*Material provided:*
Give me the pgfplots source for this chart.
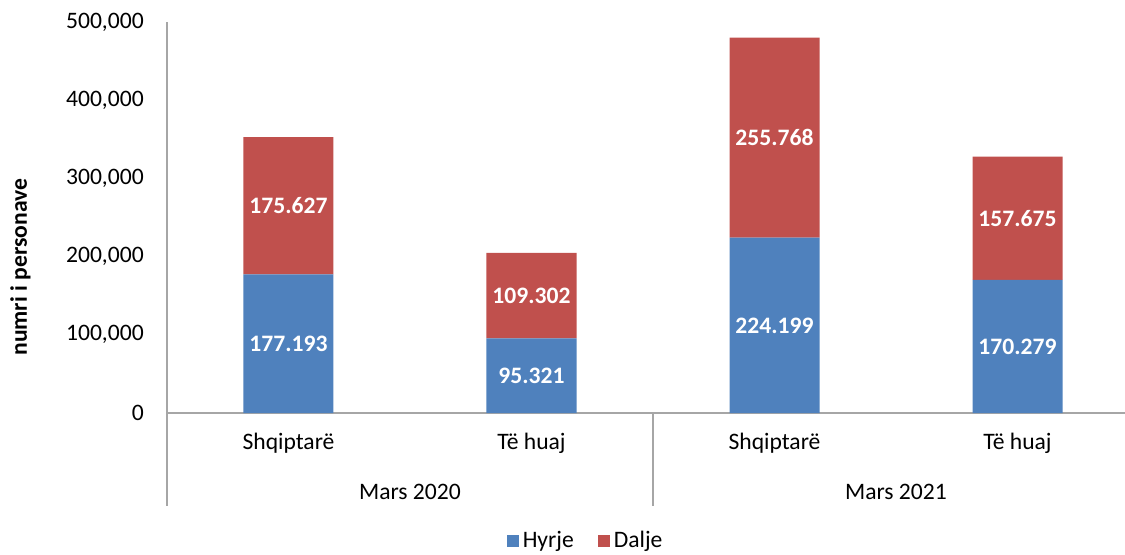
\documentclass[border=0pt]{standalone}
\usepackage{fontspec}
\setmainfont{Carlito}
\usepackage{pgfplots}
\pgfplotsset{compat=1.18}
\usepackage{pgfplotstable}
\definecolor{cblue}{HTML}{4F81BD}
\definecolor{cred}{HTML}{C0504D}
\definecolor{axgray}{HTML}{A6A6A6}
% values in thousands of persons
\pgfplotstableread{
x hyrje dalje
0 177.193 175.627
1 95.321 109.302
2 224.199 255.768
3 170.279 157.675
}\data
\begin{document}
\fontsize{11.8}{14}\selectfont
\begin{tikzpicture}
\begin{axis}[
  name=ax, at={(0,0)}, anchor=south west,
  scale only axis, width=479pt, height=195.5pt,
  xmin=-0.5, xmax=3.4424, ymin=0, ymax=500,
  ybar stacked, bar width=45pt,
  axis x line=bottom, axis y line=left,
  axis line style={-, axgray, line width=0.75pt},
  xtick={0,1,2,3}, xticklabels={Shqiptarë, Të huaj, Shqiptarë, Të huaj},
  major tick length=0pt,
  ytick={0,100,200,300,400,500},
  yticklabels={0,{100,000},{200,000},{300,000},{400,000},{500,000}},
  yticklabel style={xshift=-7.5pt},
  xticklabel style={yshift=-6pt},
  ylabel={\bfseries numri i personave},
  ylabel style={at={(axis description cs:-0.153,0.373)}, anchor=center},
  clip=false,
  nodes near coords, point meta=explicit symbolic,
  every node near coord/.append style={font=\bfseries, text=white, anchor=center},
  legend style={at={(0.438,-0.328)}, anchor=center, legend columns=2, draw=none, fill=none,
    /tikz/every even column/.append style={column sep=10pt}},
  legend image code/.code={\fill[#1] (0pt,-3pt) rectangle (6pt,3pt);},
]
\addplot[fill=cblue, draw=none]
  table[x=x, y=hyrje, meta=hyrje] {\data};
\addlegendentry{Hyrje}
\addplot[fill=cred, draw=none]
  table[x=x, y=dalje, meta=dalje] {\data};
\addlegendentry{Dalje}
\draw[axgray, line width=0.75pt] (axis cs:-0.5,0) -- ([yshift=-46.5pt]axis cs:-0.5,0);
\draw[axgray, line width=0.75pt] (axis cs:1.5,0) -- ([yshift=-46.5pt]axis cs:1.5,0);
\node at ([yshift=-39.5pt]axis cs:0.5,0) {Mars 2020};
\node at ([yshift=-39.5pt]axis cs:2.5,0) {Mars 2021};
\end{axis}
\pgfresetboundingbox
\path ([xshift=-83.5pt,yshift=-70.5pt]ax.south west) rectangle ([xshift=479pt,yshift=206.5pt]ax.south west);
\end{tikzpicture}
\end{document}
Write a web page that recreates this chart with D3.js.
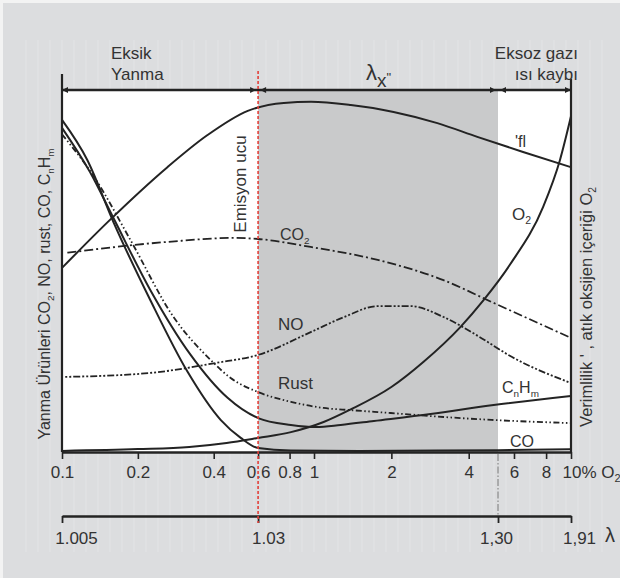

*Set exercise:*
Repeat every record above exactly, but leave out any pictures.

*Solution below:*
Give me the pgfplots source for this chart.
\documentclass[border=0pt]{standalone}
\usepackage{fontspec}
\setmainfont{Carlito}
\usepackage{pgfplots}
\pgfplotsset{compat=1.18}
\usepackage{pgfplotstable}
\definecolor{cblue}{HTML}{4F81BD}
\definecolor{cred}{HTML}{C0504D}
\definecolor{axgray}{HTML}{A6A6A6}
% values in thousands of persons
\pgfplotstableread{
x hyrje dalje
0 177.193 175.627
1 95.321 109.302
2 224.199 255.768
3 170.279 157.675
}\data
\begin{document}
\fontsize{11.8}{14}\selectfont
\begin{tikzpicture}
\begin{axis}[
  name=ax, at={(0,0)}, anchor=south west,
  scale only axis, width=479pt, height=195.5pt,
  xmin=-0.5, xmax=3.4424, ymin=0, ymax=500,
  ybar stacked, bar width=45pt,
  axis x line=bottom, axis y line=left,
  axis line style={-, axgray, line width=0.75pt},
  xtick={0,1,2,3}, xticklabels={Shqiptarë, Të huaj, Shqiptarë, Të huaj},
  major tick length=0pt,
  ytick={0,100,200,300,400,500},
  yticklabels={0,{100,000},{200,000},{300,000},{400,000},{500,000}},
  yticklabel style={xshift=-7.5pt},
  xticklabel style={yshift=-6pt},
  ylabel={\bfseries numri i personave},
  ylabel style={at={(axis description cs:-0.153,0.373)}, anchor=center},
  clip=false,
  nodes near coords, point meta=explicit symbolic,
  every node near coord/.append style={font=\bfseries, text=white, anchor=center},
  legend style={at={(0.438,-0.328)}, anchor=center, legend columns=2, draw=none, fill=none,
    /tikz/every even column/.append style={column sep=10pt}},
  legend image code/.code={\fill[#1] (0pt,-3pt) rectangle (6pt,3pt);},
]
\addplot[fill=cblue, draw=none]
  table[x=x, y=hyrje, meta=hyrje] {\data};
\addlegendentry{Hyrje}
\addplot[fill=cred, draw=none]
  table[x=x, y=dalje, meta=dalje] {\data};
\addlegendentry{Dalje}
\draw[axgray, line width=0.75pt] (axis cs:-0.5,0) -- ([yshift=-46.5pt]axis cs:-0.5,0);
\draw[axgray, line width=0.75pt] (axis cs:1.5,0) -- ([yshift=-46.5pt]axis cs:1.5,0);
\node at ([yshift=-39.5pt]axis cs:0.5,0) {Mars 2020};
\node at ([yshift=-39.5pt]axis cs:2.5,0) {Mars 2021};
\end{axis}
\pgfresetboundingbox
\path ([xshift=-83.5pt,yshift=-70.5pt]ax.south west) rectangle ([xshift=479pt,yshift=206.5pt]ax.south west);
\end{tikzpicture}
\end{document}
Write a web page that recreates this chart with D3.js.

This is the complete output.